Column: Ohio State’s win over Oregon shows college football playoff system works

Make a note, this is historic: The college football national championship system worked.

On Monday, college football crowned its first national champion of the College Football Playoff era when No. 4 seed Ohio State shocked No. 2 seed Oregon 42-20 in North Texas.

In the old Bowl Championship Series era (1998 to last season), neither team would probably have even played for the national championship. The BCS would likely have spit out Alabama, No. 1 in the AP before the bowl season, and Florida State, which was No. 2.

The Seminoles were the defending national champions and had won 29 straight games, so they surely would have been picked over Oregon or Ohio State to play the Crimson Tide for the national championship game. This year, the college football Jedi Council added the four-team playoff and a committee to select them.

In the semifinals, Oregon crushed Florida State in the Rose Bowl, 59-20, and Ohio State shocked the world by rallying from a 21-6 deficit and knocking the SEC out of the national title game for the first time in nine years.

The semifinals were a part of the revamped New Year’s Six, which put the six most prominent bowls front and center on Dec. 31 and Jan. 1.

While Arizona lost, playing in the Fiesta Bowl in the New Year’s Six was a great boost to the program.
The system preserved the pageantry of the bowls, featuring mainstays such as parades, video games and eating contests, before the game.

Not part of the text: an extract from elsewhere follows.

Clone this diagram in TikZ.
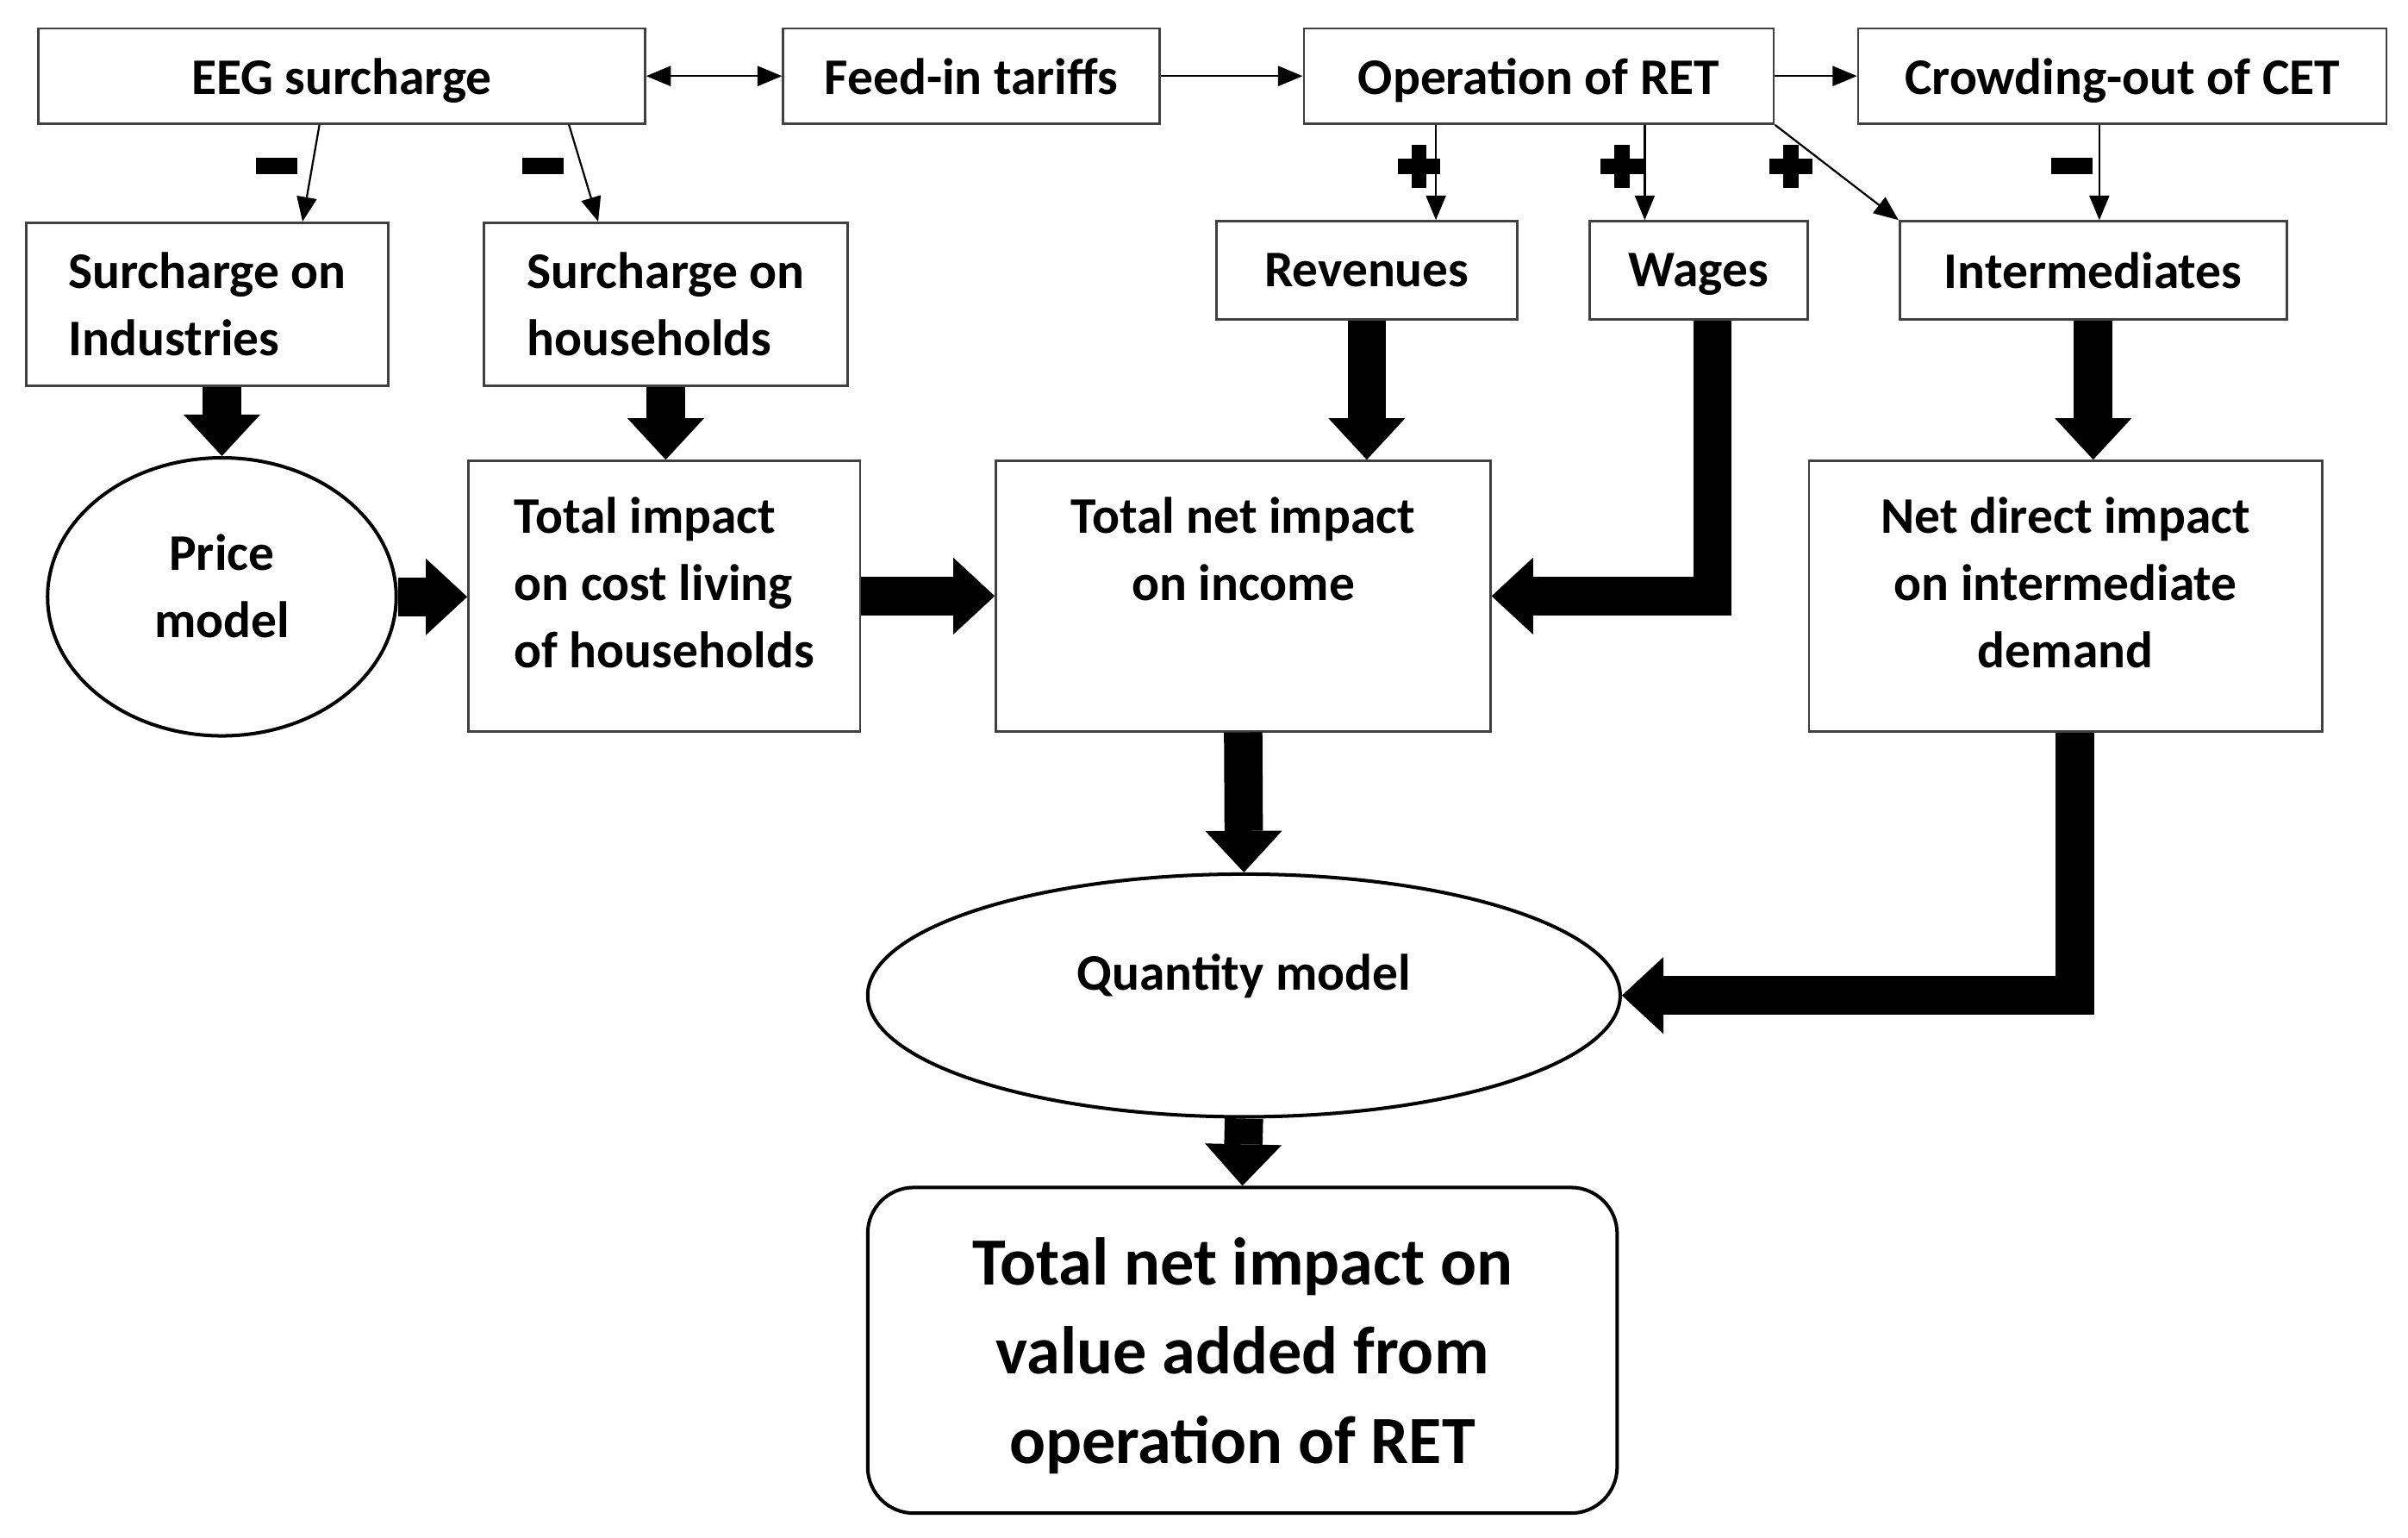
\documentclass[tikz,border=0pt]{standalone}
\usepackage{fontspec}
\setmainfont{Carlito}
\usetikzlibrary{shapes.geometric,arrows.meta,calc}

\newcommand{\minussign}{\rule{5.4mm}{2.2mm}}
\newcommand{\plussign}{\rlap{\rule[1.8mm]{5.6mm}{2mm}}\hspace{1.8mm}\rule{2mm}{5.6mm}\hspace{1.8mm}}

\tikzset{
  >={Triangle[width=2.6mm,length=3.2mm]},
  box/.style={draw=black!75, line width=0.3mm, inner sep=0pt, align=center,
    font=\fontsize{19pt}{25pt}\selectfont\bfseries},
  oval/.style={box, ellipse, draw=black, line width=0.45mm},
  link/.style={line width=0.25mm, ->},
  flow/.style={line width=5mm, -{Triangle[width=10mm,length=5.4mm,line width=0pt]}},
  sign/.style={inner sep=0pt}
}

\begin{document}
\begin{tikzpicture}[x=0.2mm, y=-0.2mm]
    \useasboundingbox (0,0) rectangle (1568,1001);

    % 箱を置く
    \node[box, text depth=0pt, minimum width=79mm, minimum height=12.4mm] (eeg) at (222.5,49.5) {EEG surcharge};
    \node[box, text depth=0pt, minimum width=49mm, minimum height=12.4mm] (feed) at (632.5,49.5) {Feed-in tariffs};
    \node[box, text depth=0pt, minimum width=61.2mm, minimum height=12.4mm] (oper) at (1002,49.5) {Operation of RET};
    \node[box, text depth=0pt, minimum width=68.8mm, minimum height=12.4mm] (crowd) at (1382,49.5) {Crowding-out of CET};

    \node[box, align=left, minimum width=47.2mm, minimum height=21.2mm] (ind) at (135,198) {Surcharge on\\Industries};
    \node[box, align=left, minimum width=47.4mm, minimum height=21.2mm] (hh) at (433.5,198) {Surcharge on\\households};
    \node[box, text depth=0pt, minimum width=39.2mm, minimum height=12.8mm] (rev) at (890,176) {Revenues};
    \node[box, text depth=0pt, minimum width=28.4mm, minimum height=12.8mm] (wage) at (1106,176) {Wages};
    \node[box, text depth=0pt, minimum width=50.4mm, minimum height=12.8mm] (inter) at (1363,176) {Intermediates};

    \node[oval, text depth=8pt, minimum width=45.4mm, minimum height=36.2mm] (price) at (144.5,388.5) {Price\\model};
    \node[box, align=left, text depth=10pt, minimum width=51mm, minimum height=35.2mm] (cost) at (432.5,388) {Total impact\\on cost living\\of households};
    \node[box, text depth=10pt, minimum width=64.4mm, minimum height=35.2mm] (income) at (809.5,388) {Total net impact\\on income\\\mbox{}};
    \node[box, text depth=10pt, minimum width=66.8mm, minimum height=35.2mm] (demand) at (1345,388) {Net direct impact\\on intermediate\\demand};

    \node[oval, text depth=17pt, minimum width=98mm, minimum height=31.6mm] (qty) at (810,648) {Quantity model};
    \node[box, draw=black, line width=0.45mm, rounded corners=6mm, minimum width=97.6mm, minimum height=42.4mm,
      text depth=0pt, font=\fontsize{25pt}{33pt}\selectfont\bfseries] (va) at (809,879) {Total net impact on\\value added from\\operation of RET};

    % 細い矢印
    \draw[link, <->] (eeg) -- (feed);
    \draw[link] (feed) -- (oper);
    \draw[link] (oper) -- (crowd);
    \draw[link] ($(eeg.south)+(-14.5,0)$) -- ($(ind.north)+(62,0)$);
    \draw[link] ($(eeg.south)+(148,0)$) -- ($(hh.north)+(-44,0)$);
    \draw[link] ($(oper.south)+(-67,0)$) -- ($(rev.north)+(45,0)$);
    \draw[link] ($(oper.south)+(69,0)$) -- ($(wage.north)+(-35,0)$);
    \draw[link] (oper.south east) -- (inter.north west);
    \draw[link] ($(crowd.south)+(-15,0)$) -- ($(inter.north)+(4,0)$);

    % 太い矢印
    \draw[flow] (ind.south -| price.north) -- (price.north);
    \draw[flow] (hh.south) -- (hh.south |- cost.north);
    \draw[flow] (rev.south) -- (rev.south |- income.north);
    \draw[flow] (inter.south) -- (inter.south |- demand.north);
    \draw[flow] (price.east) -- (price.east -| cost.west);
    \draw[flow] (cost.east) -- (income.west);
    \draw[flow] ($(wage.south)+(9,0)$) |- (income.east);
    \draw[flow] (income.south) -- (qty.north);
    \draw[flow] ($(demand.south)+(6,0)$) |- (qty.east);
    \draw[flow] (qty.south) -- (va.north);

    % 符号を入れる
    \node[sign] (neg1) at (180,108) {\minussign};
    \node[sign] (neg2) at (353.5,108) {\minussign};
    \node[sign] (neg3) at (1349,108) {\minussign};
    \node[sign] (pos1) at (919.5,108.5) {\plussign};
    \node[sign] (pos2) at (1051.5,108.5) {\plussign};
    \node[sign] (pos3) at (1161.5,108.5) {\plussign};

\end{tikzpicture}
\end{document}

After the bowls came the national championship game, where Ohio State pounded Oregon, despite starting its third-string quarterback. In the old system, as Big Ten and Pac-12 Conference champions, those two teams would have played in the Rose Bowl, and while it would have been cool, that would be the end of it.

Instead, the four seed won the “undisputed national championship” for the first time in college football history.

Maybe TCU, which won the Peach Bowl 42-3, has a gripe for not being included in the playoff, but so far, the College Football Playoff has been a rousing success.

Week after week, teams eliminated each other, and then Cinderella (sort of) won it all — making the CFP a mix of the importance of the regular season under the old system and men’s basketball’s March Madness.